Bekal, often also called Bakel, is one of the largest forts in Kerala. It is over 350 years old. It runs along the beach and has a slightly underground passage leading from within the fort, over the rocks and down to the beach. One face of the fort wall runs parallel to the beach and one sole bastion, like an errant child escaping its parents' protective guard, has run away from the walls and positioned itself atop a rocky outcrop on the very edge of the water, just out of reach of the waves thrashing and writhing in fury below. It was here we spent much of our time in Bekal, watching this raging battle with endless fascination. In the heat of the late morning and early afternoon, cooled by the constant breeze and the occasional spray of a vigorous wave, we watched a fisherman cutting open shells, attaching the worms to his hook and casting again and again; he seemed to have caught only a couple of small fish, hardly worth the effort.

It was the lean season for fishing. The fishing boats were all pulled up on the beach and upturned, and the few fishermen still active were mostly joining hands to cast a large net deep into the rushing waters and slowly pull it out again. We watched them rhythmically bending and pulling, bending and pulling, all in a line, with reels of rope coming out but no net in sight. When the net finally appeared, they all gathered around it to weed out the junk and salvage the fish. There was a whole host of junk in the net, and not too much fish. "After a couple of months, the fish will come," they explained, optimistically. "In this season, just as the monsoon is on its way in, there's not much fish to be had."

There weren't too many options for places to stay, in Bekal. The Fort Land Tourist Home was just barely acceptable to us, clean enough and with pleasant helpers. There was no arrangement for food there though, so we frequented the restaurant (for want of a better word) on the corner of the main road and the side road leading to the fort. It looked just like a small shop, but was large, deep and cool inside. The proprietor ran the show with very little help, and provided prompt and personalised service - with a smile and some small talk thrown in gratis. The food was really good, and reasonably priced, though the repertoire was rather limited, being of the carte d'jour variety rather than a la carte.

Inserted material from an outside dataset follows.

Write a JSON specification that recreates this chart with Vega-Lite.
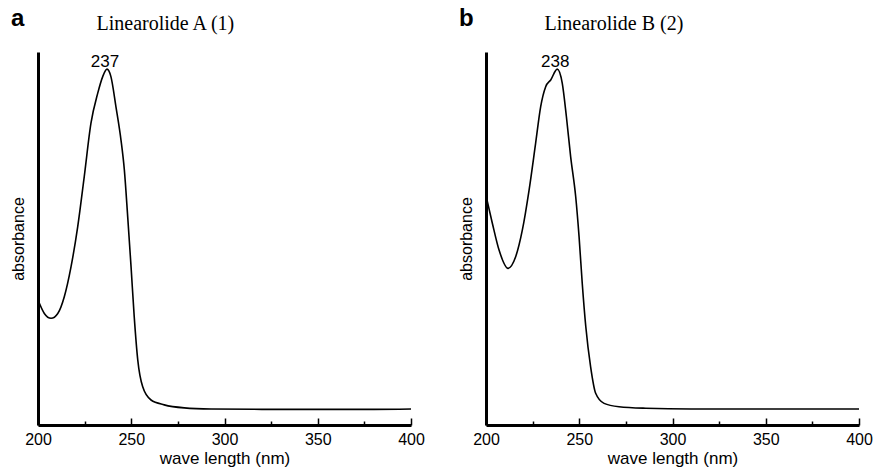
{
  "$schema": "https://vega.github.io/schema/vega-lite/v6.json",
  "background": "white",
  "padding": {"left": 10, "top": 7, "right": 2, "bottom": 2},
  "bounds": "flush",
  "spacing": 75,
  "config": {
    "view": {"stroke": null},
    "font": "Liberation Sans",
    "axis": {"grid": false, "domainColor": "black", "tickColor": "black", "labelColor": "black", "titleColor": "black", "titleFontWeight": "normal"}
  },
  "datasets": {
    "curves": [
      {"panel": "a", "wl": 200, "abs": 0.335},
      {"panel": "a", "wl": 203.4, "abs": 0.299},
      {"panel": "a", "wl": 207, "abs": 0.286},
      {"panel": "a", "wl": 210.6, "abs": 0.299},
      {"panel": "a", "wl": 214.1, "abs": 0.344},
      {"panel": "a", "wl": 217.7, "abs": 0.424},
      {"panel": "a", "wl": 221.3, "abs": 0.532},
      {"panel": "a", "wl": 224.8, "abs": 0.666},
      {"panel": "a", "wl": 228.4, "abs": 0.809},
      {"panel": "a", "wl": 232, "abs": 0.889},
      {"panel": "a", "wl": 234.7, "abs": 0.934},
      {"panel": "a", "wl": 237, "abs": 0.954},
      {"panel": "a", "wl": 239.1, "abs": 0.934},
      {"panel": "a", "wl": 241.8, "abs": 0.853},
      {"panel": "a", "wl": 244.5, "abs": 0.764},
      {"panel": "a", "wl": 246.3, "abs": 0.684},
      {"panel": "a", "wl": 248.1, "abs": 0.558},
      {"panel": "a", "wl": 249.9, "abs": 0.424},
      {"panel": "a", "wl": 251.6, "abs": 0.29},
      {"panel": "a", "wl": 253.5, "abs": 0.174},
      {"panel": "a", "wl": 256.1, "abs": 0.103},
      {"panel": "a", "wl": 260.6, "abs": 0.067},
      {"panel": "a", "wl": 267.7, "abs": 0.054},
      {"panel": "a", "wl": 278.4, "abs": 0.046},
      {"panel": "a", "wl": 292.8, "abs": 0.043},
      {"panel": "a", "wl": 320, "abs": 0.042},
      {"panel": "a", "wl": 350, "abs": 0.042},
      {"panel": "a", "wl": 380, "abs": 0.042},
      {"panel": "a", "wl": 400, "abs": 0.043},
      {"panel": "b", "wl": 200, "abs": 0.615},
      {"panel": "b", "wl": 203.4, "abs": 0.541},
      {"panel": "b", "wl": 207, "abs": 0.469},
      {"panel": "b", "wl": 211.8, "abs": 0.42},
      {"panel": "b", "wl": 215.9, "abs": 0.451},
      {"panel": "b", "wl": 219.5, "abs": 0.523},
      {"panel": "b", "wl": 223.1, "abs": 0.63},
      {"panel": "b", "wl": 226.6, "abs": 0.755},
      {"panel": "b", "wl": 229.3, "abs": 0.853},
      {"panel": "b", "wl": 232, "abs": 0.907},
      {"panel": "b", "wl": 234.7, "abs": 0.925},
      {"panel": "b", "wl": 238.2, "abs": 0.954},
      {"panel": "b", "wl": 240.9, "abs": 0.916},
      {"panel": "b", "wl": 243.1, "abs": 0.827},
      {"panel": "b", "wl": 245.4, "abs": 0.719},
      {"panel": "b", "wl": 248.1, "abs": 0.612},
      {"panel": "b", "wl": 249.9, "abs": 0.505},
      {"panel": "b", "wl": 251.6, "abs": 0.38},
      {"panel": "b", "wl": 253.5, "abs": 0.264},
      {"panel": "b", "wl": 256.1, "abs": 0.156},
      {"panel": "b", "wl": 258.8, "abs": 0.085},
      {"panel": "b", "wl": 263.3, "abs": 0.058},
      {"panel": "b", "wl": 271.3, "abs": 0.049},
      {"panel": "b", "wl": 285.6, "abs": 0.045},
      {"panel": "b", "wl": 310, "abs": 0.043},
      {"panel": "b", "wl": 350, "abs": 0.043},
      {"panel": "b", "wl": 400, "abs": 0.043}
    ],
    "peaks": [
      {"panel": "a", "wl": 237, "abs": 0.954, "label": "237"},
      {"panel": "b", "wl": 238.2, "abs": 0.954, "label": "238"}
    ]
  },
  "hconcat": [
    {
      "width": 373,
      "height": 373,
      "title": {"text": "a", "anchor": "start", "frame": "group", "dx": -27, "dy": 22, "fontSize": 24, "fontWeight": "bold", "font": "Liberation Sans", "color": "black"},
      "resolve": {"axis": {"x": "independent"}},
      "layer": [
        {
          "data": {"name": "curves"},
          "transform": [{"filter": "datum.panel === 'a'"}],
          "mark": {"type": "line", "interpolate": "monotone", "color": "black", "strokeWidth": 1.6},
          "encoding": {
            "x": {"field": "wl", "type": "quantitative", "scale": {"domain": [200, 400], "nice": false},
              "axis": {"values": [200, 225, 250, 275, 300, 325, 350, 375, 400], "labelExpr": "datum.value % 50 === 0 ? datum.label : ''",
                "tickSize": {"condition": {"test": "datum.value % 50 !== 0", "value": -4}, "value": -7},
                "tickWidth": 1.5, "domainWidth": 3, "labelFontSize": 16, "labelPadding": 13, "labelFlush": false,
                "title": "wave length (nm)", "titleFontSize": 17, "titlePadding": 3}},
            "y": {"field": "abs", "type": "quantitative", "scale": {"domain": [0, 1], "nice": false},
              "axis": {"title": "absorbance", "ticks": false, "labels": false, "domainWidth": 3, "titleFontSize": 16, "titlePadding": 12}}
          }
        },
        {
          "data": {"name": "peaks"},
          "transform": [{"filter": "datum.panel === 'a'"}],
          "mark": {"type": "text", "baseline": "alphabetic", "dy": -2, "dx": -2, "fontSize": 17, "color": "black"},
          "encoding": {
            "x": {"field": "wl", "type": "quantitative",
              "axis": {"orient": "top", "title": "Linearolide A (1)", "domain": false, "ticks": false, "labels": false,
                "titleFont": "Liberation Serif", "titleFontSize": 20, "titleX": 58, "titleY": -29, "titleAlign": "left", "titleBaseline": "middle", "titleAngle": 0}},
            "y": {"field": "abs", "type": "quantitative",
              "axis": {"title": "absorbance", "ticks": false, "labels": false, "domainWidth": 3, "titleFontSize": 16, "titlePadding": 12}},
            "text": {"field": "label"}
          }
        }
      ]
    },
    {
      "width": 373,
      "height": 373,
      "title": {"text": "b", "anchor": "start", "frame": "group", "dx": -27, "dy": 22, "fontSize": 24, "fontWeight": "bold", "font": "Liberation Sans", "color": "black"},
      "resolve": {"axis": {"x": "independent"}},
      "layer": [
        {
          "data": {"name": "curves"},
          "transform": [{"filter": "datum.panel === 'b'"}],
          "mark": {"type": "line", "interpolate": "monotone", "color": "black", "strokeWidth": 1.6},
          "encoding": {
            "x": {"field": "wl", "type": "quantitative", "scale": {"domain": [200, 400], "nice": false},
              "axis": {"values": [200, 225, 250, 275, 300, 325, 350, 375, 400], "labelExpr": "datum.value % 50 === 0 ? datum.label : ''",
                "tickSize": {"condition": {"test": "datum.value % 50 !== 0", "value": -4}, "value": -7},
                "tickWidth": 1.5, "domainWidth": 3, "labelFontSize": 16, "labelPadding": 13, "labelFlush": false,
                "title": "wave length (nm)", "titleFontSize": 17, "titlePadding": 3}},
            "y": {"field": "abs", "type": "quantitative", "scale": {"domain": [0, 1], "nice": false},
              "axis": {"title": "absorbance", "ticks": false, "labels": false, "domainWidth": 3, "titleFontSize": 16, "titlePadding": 12}}
          }
        },
        {
          "data": {"name": "peaks"},
          "transform": [{"filter": "datum.panel === 'b'"}],
          "mark": {"type": "text", "baseline": "alphabetic", "dy": -2, "dx": -2, "fontSize": 17, "color": "black"},
          "encoding": {
            "x": {"field": "wl", "type": "quantitative",
              "axis": {"orient": "top", "title": "Linearolide B (2)", "domain": false, "ticks": false, "labels": false,
                "titleFont": "Liberation Serif", "titleFontSize": 20, "titleX": 58, "titleY": -29, "titleAlign": "left", "titleBaseline": "middle", "titleAngle": 0}},
            "y": {"field": "abs", "type": "quantitative",
              "axis": {"title": "absorbance", "ticks": false, "labels": false, "domainWidth": 3, "titleFontSize": 16, "titlePadding": 12}},
            "text": {"field": "label"}
          }
        }
      ]
    }
  ]
}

Surprisingly, given that tourist presence here is virtually negligible, the restaurant always had plenty of customers. We ate at odd hours, breakfasting at eleven or twelve and on one occasion stopping in for lunch around three. Even at these hours, there were several others tucking in to fish curry, green peas masala, a spicy chicken preparation with little gravy and Kerala parathas or appams.

Kappil beach, 6 km from Bekal, was advertised as a lovely and secluded beach in our trusty (?) tourist brochure, so we hopped into an auto and headed there. The driver soon turned off the main road and twisted through narrow and quiet little inside roads. After a while, he dropped us in front of some houses (mostly still under construction) and pointed us down the road.

The beach was maybe a 500 m hike down the road and through some empty land, where we were not sure whether we were trespassing or not. It was more secluded than anything a tourist brochure would have led you to suspect, being almost entirely devoid of human life. The wind whipped up the sand and lasheed our faces. Pure, white sand, an outcropping of rock, the sweeping waves, the loneliness, all led to an irresistible temptation to get into the water. But the current was strong here, in this weather, and caution on that deserted beach kept us from attempting deeper forays into the water.

After a couple of hours at Kappil, we headed for a ninth century temple called Ananthapura Lake Temple, 30 km away. The brochure promised something exotic, but a bus journey via Kasargod and on, and a long, dusty walk later, we found it a totally unimpressive structure, and returned forthwith to Kasargod. Chandragiri Fort was next on our agenda. Another long, winding auto ride brought us to a tiny, rocky hillock, where we scrambled to the top to find a fort wall and not much else. It was a very picturesque spot, though, with the sea in front and the backwaters on one side, and a thick grove of coconut palms behind. We enjoyed a spectacular sunset, then headed back to Bekal feeling quite pleased with our little excursion.